■ Task
Please set down all the lines beneath this one exactly, without the pictures.

--------------------

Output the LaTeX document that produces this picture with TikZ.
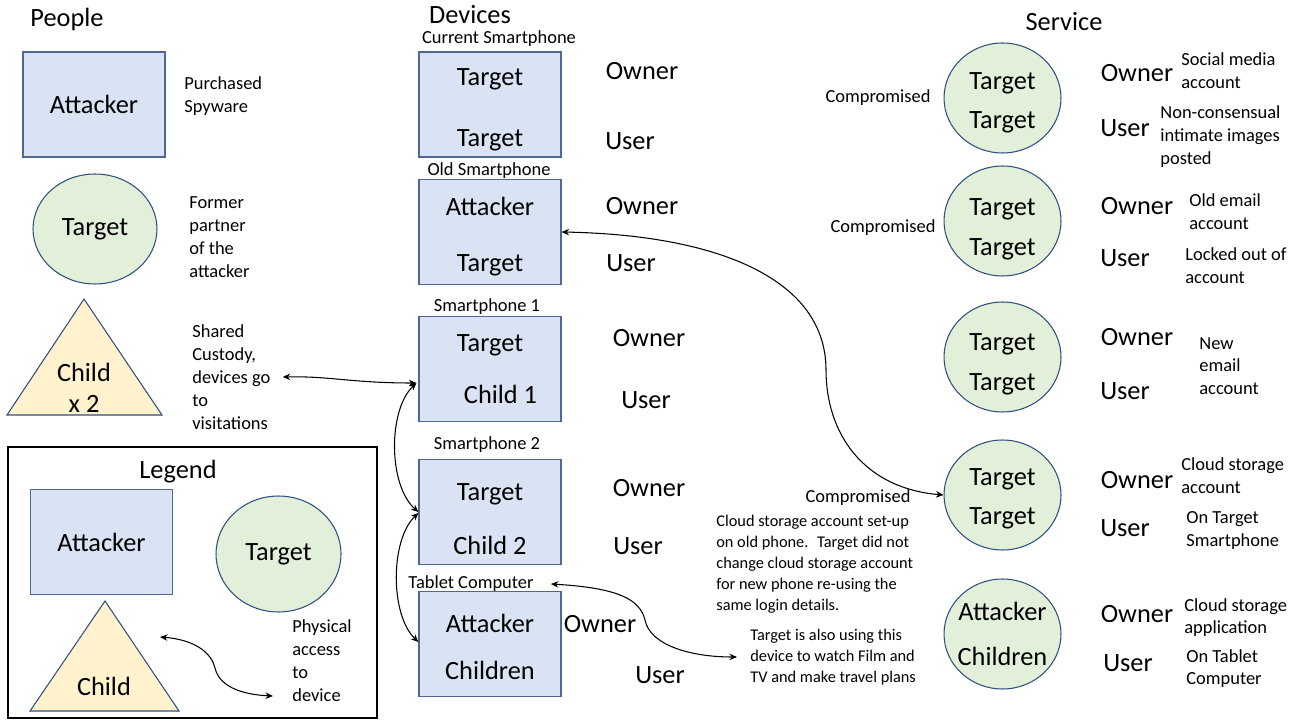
\documentclass[tikz,border=0pt]{standalone}
\usepackage{fontspec}
\setmainfont{Carlito}
\usetikzlibrary{positioning, arrows.meta, shapes.geometric, calc}
\definecolor{boxblue}{HTML}{DAE3F3}
\definecolor{boxedge}{HTML}{52678F}
\definecolor{svcgreen}{HTML}{E2EFD9}
\definecolor{kidyellow}{HTML}{FFF2CC}
\definecolor{edgeblue}{HTML}{2F4F80}
\tikzset{
  >={Stealth[length=1.5mm, width=1.3mm]},
  big/.style={font=\fontsize{15}{18}\selectfont, inner sep=0pt},
  hdr/.style={big},
  role/.style={big},
  devbox/.style={big, draw=boxedge, fill=boxblue, line width=0.7pt, minimum width=2.84cm, minimum height=2.1cm, align=center},
  svc/.style={big, draw=edgeblue, fill=svcgreen, line width=0.6pt, ellipse, inner xsep=-9pt, inner ysep=-8pt, minimum width=2.34cm, minimum height=2.2cm, align=center},
  kid/.style={draw=edgeblue, fill=kidyellow, line width=0.6pt},
  small/.style={font=\fontsize{10.5}{13}\selectfont, inner sep=0pt},
  note/.style={small, anchor=west, align=left},
  para/.style={font=\fontsize{9.3}{11.9}\selectfont, inner sep=0pt, anchor=west, align=left},
  link/.style={<->, line width=0.6pt},
}
% taller first line pushes the two names down in the shape
\newcommand{\padtop}[1]{\rule{0pt}{#1}}

\begin{document}
\begin{tikzpicture}[x=0.02cm, y=-0.02cm]
\useasboundingbox (0,0) rectangle (1300,722);

% headings
\node[hdr] (hPeople) at (67,19) {People};
\node[hdr] (hDevices) at (470,15) {Devices};
\node[hdr] (hService) at (1064,22) {Service};

% people
\node[devbox] (pAtt) at (94,104.5) {Attacker};
\node[note] (pAttNote) at (184,96) {Purchased\\Spyware};
\node[svc, inner xsep=0pt, minimum width=2.48cm] (pTgt) at (95,229) {Target};
\node[note] (pTgtNote) at (189,237) {Former\\partner\\of the\\attacker};
\draw[kid] (84,299) -- (162,415) -- (7,415) -- cycle;
\node[big, align=center] (pKid) at (84,388) {Child\\x 2};
\node[note] (pKidNote) at (192,377) {Shared\\Custody,\\devices go\\to\\visitations};

% legend
\draw[line width=1.5pt] (8,447) rectangle (377,718);
\node[big] (legTitle) at (178,472) {Legend};
\node[devbox] (lAtt) at (101.5,542) {Attacker};
\node[svc, inner xsep=0pt, minimum width=2.5cm, minimum height=2.32cm] (lTgt) at (278.5,554) {Target};
\draw[kid] (105,601) -- (179,711) -- (30,711) -- cycle;
\node[big] (lKid) at (104,686) {Child};
\node[note] (lNote) at (292,660.5) {Physical\\access\\to\\device};
\coordinate (lArrA) at (160,637);
\coordinate (lArrB) at (273,696);
\draw[link] (lArrA) .. controls (198,640) and (212,655) .. (215,668) .. controls (220,690) and (250,695) .. (lArrB);

% devices
\node[small] (dCurLbl) at (499,39) {Current Smartphone};
\node[devbox] (dCur) at (490,104.5) {\padtop{15.4pt}Target\\[17pt]Target};
\node[role] (dCurOwn) at (642,71) {Owner};
\node[role] (dCurUse) at (630,141) {User};

\node[small] (dOldLbl) at (489,171) {Old Smartphone};
\node[devbox] (dOld) at (490,232) {\padtop{15.9pt}Attacker\\[14pt]Target};
\node[role] (dOldOwn) at (642,206) {Owner};
\node[role] (dOldUse) at (631,263) {User};

\node[small] (dSp1Lbl) at (487,307) {Smartphone 1};
\node[devbox] (dSp1) at (490,369) {Target\\[12pt]\hspace*{12pt}Child 1};
\node[role] (dSp1Own) at (649,338) {Owner};
\node[role] (dSp1Use) at (646,400) {User};

\node[small] (dSp2Lbl) at (487,445) {Smartphone 2};
\node[devbox] (dSp2) at (490,512) {\padtop{17.6pt}Target\\[13pt]Child 2};
\node[role] (dSp2Own) at (649,488) {Owner};
\node[role] (dSp2Use) at (638,546) {User};

\node[small] (dTabLbl) at (471,584) {Tablet Computer};
\node[devbox] (dTab) at (490,644) {\padtop{13.6pt}Attacker\\[9pt]Children};
\node[role] (dTabOwn) at (600,624) {Owner};
\node[role] (dTabUse) at (660,675) {User};

% services
\node[svc] (s1) at (1002.5,98) {\padtop{15.4pt}Target\\[4pt]Target};
\node[small] (comp1) at (878,98) {Compromised};
\node[role] (s1Own) at (1137,73) {Owner};
\node[role] (s1Use) at (1125,128) {User};
\node[note] (s1a) at (1181,70.5) {Social media\\account};
\node[note] (s1b) at (1160,136.5) {Non-consensual\\intimate images\\posted};

\node[svc] (s2) at (1002.5,221) {\padtop{18.8pt}Target\\[5pt]Target};
\node[small] (comp2) at (883,228) {Compromised};
\node[role] (s2Own) at (1137,206) {Owner};
\node[role] (s2Use) at (1125,258) {User};
\node[note] (s2a) at (1189,211.5) {Old email\\account};
\node[note] (s2b) at (1185,266) {Locked out of\\account};

\node[svc] (s3) at (1002.5,357) {\padtop{17.6pt}Target\\[4.7pt]Target};
\node[role] (s3Own) at (1137,337) {Owner};
\node[role] (s3Use) at (1125,391) {User};
\node[note] (s3a) at (1199,366) {New\\email\\account};

\node[svc] (s4) at (1002.5,495) {\padtop{14.2pt}Target\\[4pt]Target};
\node[role] (s4Own) at (1137,480) {Owner};
\node[role] (s4Use) at (1125,528) {User};
\node[note] (s4a) at (1181,475.5) {Cloud storage\\account};
\node[note] (s4b) at (1186,530.5) {On Target\\Smartphone};
\node[small] (comp4) at (858,498) {Compromised};
\node[para] (cloudNote) at (716,564) {Cloud storage account set-up\\on old phone.~ Target did not\\change cloud storage account\\for new phone re-using the\\same login details.};

\node[svc] (s5) at (1002.5,634) {Attacker\\[7.5pt]Children};
\node[role] (s5Own) at (1137,614) {Owner};
\node[role] (s5Use) at (1128,663) {User};
\node[note] (s5a) at (1184,617.5) {Cloud storage\\application};
\node[note] (s5b) at (1186,668.5) {On Tablet\\Computer};
\node[para] (tabNote) at (750,657) {Target is also using this\\device to watch Film and\\TV and make travel plans};

% links
\draw[link] ($(pKidNote.east)+(12,0)$) .. controls (330,376) and (352,383) .. ($(dSp1.west)+(-2,14)$);
\draw[link] ($(dSp1.west)+(-2,14)$) .. controls (388,410) and (388,485) .. (dSp2.west);
\draw[link] ($(dSp2.west)+(0,1)$) .. controls (390,540) and (390,615) .. ($(dTab.west)+(0,-2)$);
\draw[link] (dOld.east) .. controls (720,235) and (826,280) .. (826,370) .. controls (826,432) and (862,488) .. (s4.west);
\draw[link] ($(dTabLbl.east)+(17,0)$) .. controls (620,588) and (640,600) .. (645,620) .. controls (650,645) and (690,657) .. ($(tabNote.west)+(-13,0)$);
\end{tikzpicture}
\end{document}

--------------------

■ Finished answer
Output the LaTeX document that produces this picture with TikZ.
\documentclass[tikz,border=0pt]{standalone}
\usepackage{fontspec}
\setmainfont{Carlito}
\usetikzlibrary{positioning, arrows.meta, shapes.geometric, calc}
\definecolor{boxblue}{HTML}{DAE3F3}
\definecolor{boxedge}{HTML}{52678F}
\definecolor{svcgreen}{HTML}{E2EFD9}
\definecolor{kidyellow}{HTML}{FFF2CC}
\definecolor{edgeblue}{HTML}{2F4F80}
\tikzset{
  >={Stealth[length=1.5mm, width=1.3mm]},
  big/.style={font=\fontsize{15}{18}\selectfont, inner sep=0pt},
  hdr/.style={big},
  role/.style={big},
  devbox/.style={big, draw=boxedge, fill=boxblue, line width=0.7pt, minimum width=2.84cm, minimum height=2.1cm, align=center},
  svc/.style={big, draw=edgeblue, fill=svcgreen, line width=0.6pt, ellipse, inner xsep=-9pt, inner ysep=-8pt, minimum width=2.34cm, minimum height=2.2cm, align=center},
  kid/.style={draw=edgeblue, fill=kidyellow, line width=0.6pt},
  small/.style={font=\fontsize{10.5}{13}\selectfont, inner sep=0pt},
  note/.style={small, anchor=west, align=left},
  para/.style={font=\fontsize{9.3}{11.9}\selectfont, inner sep=0pt, anchor=west, align=left},
  link/.style={<->, line width=0.6pt},
}
% taller first line pushes the two names down in the shape
\newcommand{\padtop}[1]{\rule{0pt}{#1}}

\begin{document}
\begin{tikzpicture}[x=0.02cm, y=-0.02cm]
\useasboundingbox (0,0) rectangle (1300,722);

% headings
\node[hdr] (hPeople) at (67,19) {People};
\node[hdr] (hDevices) at (470,15) {Devices};
\node[hdr] (hService) at (1064,22) {Service};

% people
\node[devbox] (pAtt) at (94,104.5) {Attacker};
\node[note] (pAttNote) at (184,96) {Purchased\\Spyware};
\node[svc, inner xsep=0pt, minimum width=2.48cm] (pTgt) at (95,229) {Target};
\node[note] (pTgtNote) at (189,237) {Former\\partner\\of the\\attacker};
\draw[kid] (84,299) -- (162,415) -- (7,415) -- cycle;
\node[big, align=center] (pKid) at (84,388) {Child\\x 2};
\node[note] (pKidNote) at (192,377) {Shared\\Custody,\\devices go\\to\\visitations};

% legend
\draw[line width=1.5pt] (8,447) rectangle (377,718);
\node[big] (legTitle) at (178,472) {Legend};
\node[devbox] (lAtt) at (101.5,542) {Attacker};
\node[svc, inner xsep=0pt, minimum width=2.5cm, minimum height=2.32cm] (lTgt) at (278.5,554) {Target};
\draw[kid] (105,601) -- (179,711) -- (30,711) -- cycle;
\node[big] (lKid) at (104,686) {Child};
\node[note] (lNote) at (292,660.5) {Physical\\access\\to\\device};
\coordinate (lArrA) at (160,637);
\coordinate (lArrB) at (273,696);
\draw[link] (lArrA) .. controls (198,640) and (212,655) .. (215,668) .. controls (220,690) and (250,695) .. (lArrB);

% devices
\node[small] (dCurLbl) at (499,39) {Current Smartphone};
\node[devbox] (dCur) at (490,104.5) {\padtop{15.4pt}Target\\[17pt]Target};
\node[role] (dCurOwn) at (642,71) {Owner};
\node[role] (dCurUse) at (630,141) {User};

\node[small] (dOldLbl) at (489,171) {Old Smartphone};
\node[devbox] (dOld) at (490,232) {\padtop{15.9pt}Attacker\\[14pt]Target};
\node[role] (dOldOwn) at (642,206) {Owner};
\node[role] (dOldUse) at (631,263) {User};

\node[small] (dSp1Lbl) at (487,307) {Smartphone 1};
\node[devbox] (dSp1) at (490,369) {Target\\[12pt]\hspace*{12pt}Child 1};
\node[role] (dSp1Own) at (649,338) {Owner};
\node[role] (dSp1Use) at (646,400) {User};

\node[small] (dSp2Lbl) at (487,445) {Smartphone 2};
\node[devbox] (dSp2) at (490,512) {\padtop{17.6pt}Target\\[13pt]Child 2};
\node[role] (dSp2Own) at (649,488) {Owner};
\node[role] (dSp2Use) at (638,546) {User};

\node[small] (dTabLbl) at (471,584) {Tablet Computer};
\node[devbox] (dTab) at (490,644) {\padtop{13.6pt}Attacker\\[9pt]Children};
\node[role] (dTabOwn) at (600,624) {Owner};
\node[role] (dTabUse) at (660,675) {User};

% services
\node[svc] (s1) at (1002.5,98) {\padtop{15.4pt}Target\\[4pt]Target};
\node[small] (comp1) at (878,98) {Compromised};
\node[role] (s1Own) at (1137,73) {Owner};
\node[role] (s1Use) at (1125,128) {User};
\node[note] (s1a) at (1181,70.5) {Social media\\account};
\node[note] (s1b) at (1160,136.5) {Non-consensual\\intimate images\\posted};

\node[svc] (s2) at (1002.5,221) {\padtop{18.8pt}Target\\[5pt]Target};
\node[small] (comp2) at (883,228) {Compromised};
\node[role] (s2Own) at (1137,206) {Owner};
\node[role] (s2Use) at (1125,258) {User};
\node[note] (s2a) at (1189,211.5) {Old email\\account};
\node[note] (s2b) at (1185,266) {Locked out of\\account};

\node[svc] (s3) at (1002.5,357) {\padtop{17.6pt}Target\\[4.7pt]Target};
\node[role] (s3Own) at (1137,337) {Owner};
\node[role] (s3Use) at (1125,391) {User};
\node[note] (s3a) at (1199,366) {New\\email\\account};

\node[svc] (s4) at (1002.5,495) {\padtop{14.2pt}Target\\[4pt]Target};
\node[role] (s4Own) at (1137,480) {Owner};
\node[role] (s4Use) at (1125,528) {User};
\node[note] (s4a) at (1181,475.5) {Cloud storage\\account};
\node[note] (s4b) at (1186,530.5) {On Target\\Smartphone};
\node[small] (comp4) at (858,498) {Compromised};
\node[para] (cloudNote) at (716,564) {Cloud storage account set-up\\on old phone.~ Target did not\\change cloud storage account\\for new phone re-using the\\same login details.};

\node[svc] (s5) at (1002.5,634) {Attacker\\[7.5pt]Children};
\node[role] (s5Own) at (1137,614) {Owner};
\node[role] (s5Use) at (1128,663) {User};
\node[note] (s5a) at (1184,617.5) {Cloud storage\\application};
\node[note] (s5b) at (1186,668.5) {On Tablet\\Computer};
\node[para] (tabNote) at (750,657) {Target is also using this\\device to watch Film and\\TV and make travel plans};

% links
\draw[link] ($(pKidNote.east)+(12,0)$) .. controls (330,376) and (352,383) .. ($(dSp1.west)+(-2,14)$);
\draw[link] ($(dSp1.west)+(-2,14)$) .. controls (388,410) and (388,485) .. (dSp2.west);
\draw[link] ($(dSp2.west)+(0,1)$) .. controls (390,540) and (390,615) .. ($(dTab.west)+(0,-2)$);
\draw[link] (dOld.east) .. controls (720,235) and (826,280) .. (826,370) .. controls (826,432) and (862,488) .. (s4.west);
\draw[link] ($(dTabLbl.east)+(17,0)$) .. controls (620,588) and (640,600) .. (645,620) .. controls (650,645) and (690,657) .. ($(tabNote.west)+(-13,0)$);
\end{tikzpicture}
\end{document}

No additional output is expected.